* Exercise prompt:
Pictures are not part of the copy. Retype the lines from the first one through the line that contains "(S4) [screen] at".

───── Available data

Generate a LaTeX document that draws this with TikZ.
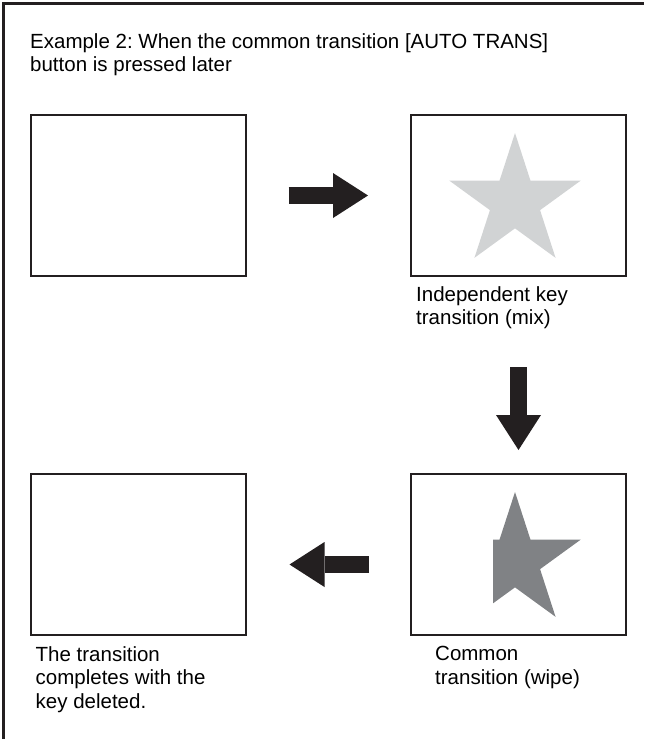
\documentclass[tikz,border=0pt]{standalone}
\usepackage{fontspec}
\setmainfont{Liberation Sans}
\usepackage{tikz}
\usetikzlibrary{arrows.meta,calc,shapes.geometric}
\frenchspacing

\definecolor{ink}{HTML}{231F20}
\definecolor{keylight}{HTML}{D1D3D4}
\definecolor{keydark}{HTML}{808285}

\begin{document}
\begin{tikzpicture}[>=latex, x=1pt, y=-1pt]
			\tikzstyle{screen}=[draw=ink, line width=2pt, minimum width=215pt, minimum height=161pt, inner sep=0pt]
			\tikzstyle{keystar}=[star, star points=5, star point ratio=2.618, minimum size=138pt, inner sep=0pt, draw=none]
			\tikzstyle{bigarrow}=[draw=ink, line width=17pt, -{Triangle[length=35pt, width=45pt, line width=0pt]}]
			\tikzstyle{caption}=[anchor=north west, align=left, inner sep=0pt, font=\fontsize{20.5}{23.5}\selectfont]

			\useasboundingbox (0,0) rectangle (646,739);
			\draw [ink, line width=2.5pt] (3.5,739) -- (3.5,3.5) -- (644,3.5);

			\node (T) [caption] at (30,33.3) {Example 2: When the common transition [AUTO TRANS]\\button is pressed later};

			\node (S1) [screen] at (138.5,195.5) {};
			\node (S2) [screen] at (518.5,195.5) {};
			\node (S3) [screen] at (138.5,554.5) {};
			\node (S4) [screen] at (518.5,554.5) {};

			\node (K1) [keystar, fill=keylight] at ($(S2.center) + (-3.5, 6.5)$) {};
			\begin{scope}
				\clip (493,474) rectangle (626,635);
				\node (K2) [keystar, fill=keydark] at ($(S4.center) + (-3.5, 6.5)$) {};
			\end{scope}

			\draw [bigarrow, shorten <=41.5pt, shorten >=42pt] (S1) -- (S2);
			\draw [bigarrow, shorten <=90pt, shorten >=23pt] (S2) -- (S4);
			\draw [bigarrow, shorten <=41pt, shorten >=42.5pt] ($(S4.west) + (0,10)$) -- ($(S3.east) + (0,10)$);

			\node (C2) [caption] at ($(S2.south west) + (6, 9)$) {Independent key\\transition (mix)};
			\node (C4) [caption] at ($(S4.south west) + (25, 10)$) {Common\\transition (wipe)};
			\node (C3) [caption] at ($(S3.south west) + (5.5, 10)$) {The transition\\completes with the\\key deleted.};
		\end{tikzpicture}
\end{document}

──────────

* Solved problem:
Generate a LaTeX document that draws this with TikZ.
\documentclass[tikz,border=0pt]{standalone}
\usepackage{fontspec}
\setmainfont{Liberation Sans}
\usepackage{tikz}
\usetikzlibrary{arrows.meta,calc,shapes.geometric}
\frenchspacing

\definecolor{ink}{HTML}{231F20}
\definecolor{keylight}{HTML}{D1D3D4}
\definecolor{keydark}{HTML}{808285}

\begin{document}
\begin{tikzpicture}[>=latex, x=1pt, y=-1pt]
			\tikzstyle{screen}=[draw=ink, line width=2pt, minimum width=215pt, minimum height=161pt, inner sep=0pt]
			\tikzstyle{keystar}=[star, star points=5, star point ratio=2.618, minimum size=138pt, inner sep=0pt, draw=none]
			\tikzstyle{bigarrow}=[draw=ink, line width=17pt, -{Triangle[length=35pt, width=45pt, line width=0pt]}]
			\tikzstyle{caption}=[anchor=north west, align=left, inner sep=0pt, font=\fontsize{20.5}{23.5}\selectfont]

			\useasboundingbox (0,0) rectangle (646,739);
			\draw [ink, line width=2.5pt] (3.5,739) -- (3.5,3.5) -- (644,3.5);

			\node (T) [caption] at (30,33.3) {Example 2: When the common transition [AUTO TRANS]\\button is pressed later};

			\node (S1) [screen] at (138.5,195.5) {};
			\node (S2) [screen] at (518.5,195.5) {};
			\node (S3) [screen] at (138.5,554.5) {};
			\node (S4) [screen] at (518.5,554.5) {};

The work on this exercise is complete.